Montenegro, 33, has been classy about the situation on social media. She wrote in a recent Facebook post that she has gotten a lot of positive and negative feedback since the bout and respects all opinions about the matter.
“My heart goes out to Celine as I know she worked very hard too and fought an amazing fight,” Montenegro wrote.
The Missouri Office of Athletics overturned an Invicta fight result from November last month, ruling that referee Mike England erred in telling women’s bantamweight champion Tonya Evinger to move when she was in a legal position. That sequence led to Yana Kunitskaya further locking in an armbar and Evinger tapping out. The MOA ruled the fight a no contest Dec. 1. Evinger got to keep her belt and the rematch is set for March 25 back in Kansas City.

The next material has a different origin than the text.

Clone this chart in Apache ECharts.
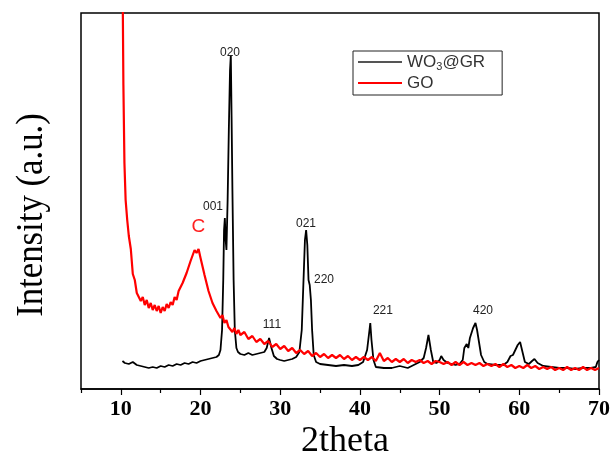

Haga, too, would like a rematch with Montenegro. If that doesn’t happen soon, she said she’s willing to fight in another promotion to stay active and work toward her goal of earning more wins than losses on her pro record.
In the meantime, Haga and her manager Rosa Freitas will be exploring the possibility of further challenging the Invicta 21 result in court.
“I’m just not good at taking no for an answer,” Haga said. “And I guess my record reflects that. I just don’t give up easy. So I kind of want to fight for this.”